Par ailleurs, les projets de compensation carbone dans les pays du Sud sont de plus en plus controversés pour leurs dérives en matière de respect des droits humains et, notamment des droits des peuples autochtones, qui sont de plus en plus documentées, en Asie, sur le continent africain, comme en Amérique du Sud.

Compensation carbone à la française

En complément, le Cojop a également lancé en mars 2023 un appel d’offres pour financer des projets en France afin de compenser l’émission de 35 000 tonnes d’équivalent CO2.

Ces projets sont estampillés « Label bas-carbone », le seul standard de compensation carbone applicable en France et qui a été lancé en 2019 par le ministère de la transition écologique. « Le Label bas-carbone est un cadre de certification de changement de pratiques agricoles ou forestières synonymes de diminution des émissions ou de capture de carbone. Il s’étend aussi désormais à d’autres secteurs, comme les déchets ou le bâtiment », explique Stéphanie Barral, sociologue de l’économie à l’Institut national de recherche pour l’agriculture, l’alimentation ou l’environnement (Inrae). 

L’appel d’offres des organisateurs des JO était structuré en trois lots finançables durant au moins deux ans : un pour des « projets élaborés dans le cadre de méthodes forestières », un autre pour des projets agricoles et un dernier intitulé « Autres méthodes ». Toutefois, comme l’a confirmé le Cojop à Mediapart, suite à des contraintes budgétaires, seul le lot dit « forestier » a finalement été attribué (à l’Office national des forêts et à la Société forestière de la Caisse des dépôts) et compensera à peine 14 500 tonnes d’équivalent CO2.

Pour les JO 2024, quatre projets ont été retenus, dans le Val-d’Oise, dans l’Aisne et dans les Vosges. Mais l’efficacité climatique de cette labellisation peut poser question car, comme le souligne Stéphanie Barral : « Ce sont les organisations professionnelles qui ont tenu la plume pour élaborer le cahier des charges du “Label bas-carbone”. Pour son versant forestier, c’est le Centre national de la propriété forestière [organisme qui représente les 3,5 millions de propriétaires forestiers privés en France, placé sous la tutelle du ministère de l’agriculture – ndlr] qui a apporté son expertise technique.

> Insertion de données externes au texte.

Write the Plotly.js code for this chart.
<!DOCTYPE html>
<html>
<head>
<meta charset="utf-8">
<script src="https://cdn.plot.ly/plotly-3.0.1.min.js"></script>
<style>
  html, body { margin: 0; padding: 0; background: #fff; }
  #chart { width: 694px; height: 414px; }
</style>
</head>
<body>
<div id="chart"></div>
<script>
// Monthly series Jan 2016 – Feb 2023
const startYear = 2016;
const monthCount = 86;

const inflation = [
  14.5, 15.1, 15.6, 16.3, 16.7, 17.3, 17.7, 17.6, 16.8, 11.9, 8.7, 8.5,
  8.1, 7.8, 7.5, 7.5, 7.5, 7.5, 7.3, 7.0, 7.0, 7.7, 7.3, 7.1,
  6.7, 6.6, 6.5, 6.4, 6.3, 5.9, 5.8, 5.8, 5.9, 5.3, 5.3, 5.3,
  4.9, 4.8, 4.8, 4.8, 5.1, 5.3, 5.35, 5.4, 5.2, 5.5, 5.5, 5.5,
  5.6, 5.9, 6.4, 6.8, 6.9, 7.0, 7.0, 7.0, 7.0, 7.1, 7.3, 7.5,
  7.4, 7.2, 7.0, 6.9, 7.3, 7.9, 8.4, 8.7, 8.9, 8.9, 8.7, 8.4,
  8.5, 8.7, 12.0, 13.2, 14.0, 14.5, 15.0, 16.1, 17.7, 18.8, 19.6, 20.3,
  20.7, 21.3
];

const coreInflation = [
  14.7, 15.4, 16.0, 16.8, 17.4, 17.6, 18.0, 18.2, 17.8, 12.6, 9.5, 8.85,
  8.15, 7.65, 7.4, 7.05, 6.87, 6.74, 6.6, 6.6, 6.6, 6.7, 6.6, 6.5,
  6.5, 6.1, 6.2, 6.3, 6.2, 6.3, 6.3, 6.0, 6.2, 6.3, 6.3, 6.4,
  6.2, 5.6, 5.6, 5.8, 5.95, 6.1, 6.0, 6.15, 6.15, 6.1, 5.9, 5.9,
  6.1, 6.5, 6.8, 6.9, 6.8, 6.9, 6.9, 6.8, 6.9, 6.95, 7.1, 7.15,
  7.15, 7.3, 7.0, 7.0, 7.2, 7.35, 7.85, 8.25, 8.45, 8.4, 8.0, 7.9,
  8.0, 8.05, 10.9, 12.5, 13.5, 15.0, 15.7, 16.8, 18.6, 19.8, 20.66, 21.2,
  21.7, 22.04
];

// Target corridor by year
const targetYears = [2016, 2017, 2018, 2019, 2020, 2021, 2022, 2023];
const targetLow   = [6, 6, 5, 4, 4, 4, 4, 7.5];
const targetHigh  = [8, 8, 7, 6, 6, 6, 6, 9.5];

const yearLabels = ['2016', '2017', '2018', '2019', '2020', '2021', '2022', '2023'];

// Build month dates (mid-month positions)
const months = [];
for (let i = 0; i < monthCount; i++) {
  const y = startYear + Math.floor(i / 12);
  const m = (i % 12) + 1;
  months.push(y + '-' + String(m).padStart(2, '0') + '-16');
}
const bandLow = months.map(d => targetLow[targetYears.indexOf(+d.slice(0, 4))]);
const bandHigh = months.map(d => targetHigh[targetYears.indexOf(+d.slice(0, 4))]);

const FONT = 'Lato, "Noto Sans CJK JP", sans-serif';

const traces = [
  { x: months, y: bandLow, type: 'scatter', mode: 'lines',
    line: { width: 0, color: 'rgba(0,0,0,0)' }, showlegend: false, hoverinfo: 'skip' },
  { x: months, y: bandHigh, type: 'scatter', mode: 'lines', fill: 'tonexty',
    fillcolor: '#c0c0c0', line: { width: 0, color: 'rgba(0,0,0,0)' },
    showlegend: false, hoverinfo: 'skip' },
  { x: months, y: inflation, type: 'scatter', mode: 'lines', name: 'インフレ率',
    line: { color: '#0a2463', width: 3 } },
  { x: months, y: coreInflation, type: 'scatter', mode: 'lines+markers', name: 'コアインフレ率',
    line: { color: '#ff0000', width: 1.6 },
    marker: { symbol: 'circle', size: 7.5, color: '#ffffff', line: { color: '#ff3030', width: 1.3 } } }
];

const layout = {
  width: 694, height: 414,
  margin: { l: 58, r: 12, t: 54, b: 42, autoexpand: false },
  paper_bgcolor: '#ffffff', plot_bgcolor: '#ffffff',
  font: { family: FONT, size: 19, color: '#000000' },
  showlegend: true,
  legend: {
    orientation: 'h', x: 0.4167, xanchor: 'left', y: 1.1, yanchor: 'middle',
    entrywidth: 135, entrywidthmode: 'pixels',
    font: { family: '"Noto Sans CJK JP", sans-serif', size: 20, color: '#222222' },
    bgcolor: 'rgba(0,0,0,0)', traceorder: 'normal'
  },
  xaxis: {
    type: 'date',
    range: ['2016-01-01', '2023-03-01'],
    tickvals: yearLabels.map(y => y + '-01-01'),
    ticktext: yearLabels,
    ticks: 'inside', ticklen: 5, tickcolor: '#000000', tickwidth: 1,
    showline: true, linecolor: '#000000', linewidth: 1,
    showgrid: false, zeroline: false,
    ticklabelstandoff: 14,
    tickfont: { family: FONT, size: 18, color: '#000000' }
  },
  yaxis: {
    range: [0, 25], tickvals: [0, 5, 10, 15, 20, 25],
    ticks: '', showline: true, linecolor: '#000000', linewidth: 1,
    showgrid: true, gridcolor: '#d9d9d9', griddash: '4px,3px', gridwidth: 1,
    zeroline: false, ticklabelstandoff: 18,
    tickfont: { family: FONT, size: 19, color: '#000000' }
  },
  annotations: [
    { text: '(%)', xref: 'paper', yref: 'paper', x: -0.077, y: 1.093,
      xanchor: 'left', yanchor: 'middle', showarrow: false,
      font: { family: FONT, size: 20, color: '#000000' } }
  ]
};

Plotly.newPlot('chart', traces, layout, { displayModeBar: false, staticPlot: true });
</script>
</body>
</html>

Cela pourrait occasionner un potentiel conflit d’intérêts. »

Et la chercheuse d’ajouter : « Le gros problème de ce label, c’est qu’il repose sur des financements privés, irréguliers, et que pour l’instant les crédits n’arrivent pas à se vendre. Financer des fours améliorés pour les femmes en Afrique subsaharienne pour qu’elles consomment moins de bois reste beaucoup moins cher que de faire pousser de la forêt en France. » D’après les organisateurs des JO 2024, le coût de la compensation carbone en France serait 6 à 7 fois plus élevé qu’à l’international.

Il faudra attendre la clôture de l’évènement pour pouvoir dresser le bilan carbone complet de Paris 2024. Le think tank d’experts The Shifters vient de calculer que l’impact sur le climat des déplacements des spectateurs et spectatrices internationaux pourrait être le double de ce qui est prévu jusqu’ici, autour de 1,1 million de tonnes de CO2.

Béton au bilan carbone sous-estimé 

Les émissions CO2 des constructions olympiques pourraient aussi être sous-estimées. D’abord parce que l’Arena de la porte de la Chapelle n’a pas été comptabilisée, car « la ville de Paris allait le construire de toute façon », avec ou sans Jeux, expliquent les organisateurs.

Ensuite parce que le village olympique a été en partie construit avec du béton « bas-carbone », voire « ultra bas-carbone ». La société de livraison des ouvrages olympiques met en avant deux solutions « innovantes » : la gamme Exegy de Vinci – qui a construit une partie du nouveau quartier – et le béton H-UKR de l’entreprise Hoffmann Green.

Ces deux produits ont le même problème : ils remplacent le composant le plus polluant, le clinker, par un déchet de la production d’acier, le laitier. Or cette matière est notoirement sous-estimée dans les bilans carbone des industries.

« Au début, l’empreinte carbone du laitier n’était même pas comptée, explique Guillaume Meunier, expert en construction bas carbone, et coauteur d’une analyse qui a beaucoup circulé dans le milieu des architectes, estimant autour de 400 kilos de CO2 par tonne l’empreinte carbone du laitier. L’État a imposé aux cimentiers de le prendre en compte. Mais les valeurs choisies sont nettement plus faibles que ce que nous avions proposé. »

Le ministère du logement a recommandé en 2021 de compter 83 kilos de CO2 par tonne, soit 5 fois moins. « C’est très bien d’utiliser du béton bas carbone. Mais la vraie solution c’est de réduire la quantité de béton », poursuit Guillaume Meunier. Malgré ces énormes moyens, le volontarisme climatique de Paris 2024 a ses limites.